To take it a step further, could this be the basis of a dream? Should dreams have logic comprehendible to the self so that they may exist? Reflections of reality that the self has collected in order to solidify one’s comprehension of existence. Might that be the function of a dream? To simulate reality and prolong one’s stay in reality by practicing good things learnt in the past, so that existence may be akin to learning to ride a bike a second time? After all, dreams can only replicate things experienced by the self, rarely so a tactile memory, no?
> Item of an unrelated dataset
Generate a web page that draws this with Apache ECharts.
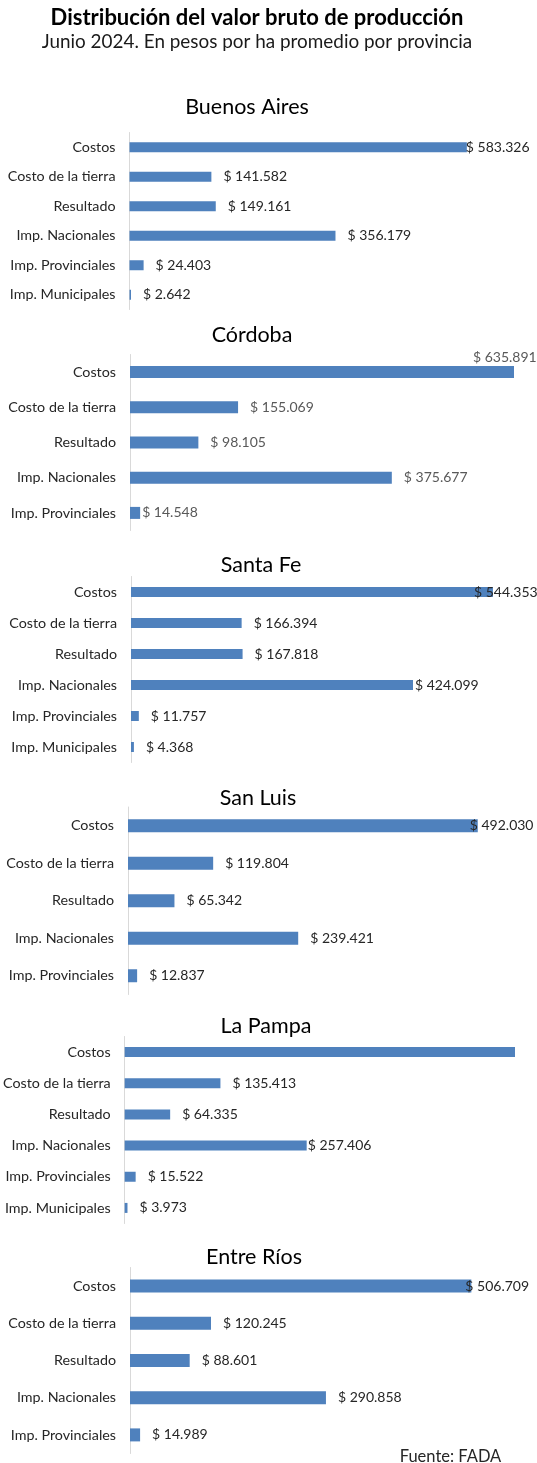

Therefore, dreams must make sense. Dreams follow a certain logic that is unique to the self. Whatever thoughts or sights that the self has experienced is digested into an inner sort of logic. So, if the self lingers anywhere, it should also be visited when in a dream, since the logic of that moment seems to not have been fully digested. New dreams cannot be made until the last dream has been completely solidified to the self. Or else, the dream has failed.
Ah, failure? Success? Why should dreams have a standard of success? Why did I think of that?
I’m more privy to the idea that all things in life have no sense of success or failure. There is only constant evolution and the occasional mutation. Things do not stop after a so-called success or failure, things accumulate and keep rolling no matter what. A plateau is rarely a plateau (unless it is the landform, right?), and a valley is but a valley. There is a constant motion.
It is just that the perspective of sentience is limited to time and usually to one perspective. Oh, I do wonder if it’ll ever be possible to hold multiple perspectives at once. How strange would that be? I don’t know if holding multiple perspectives would be overwhelming, although the easy answer is yes it would be.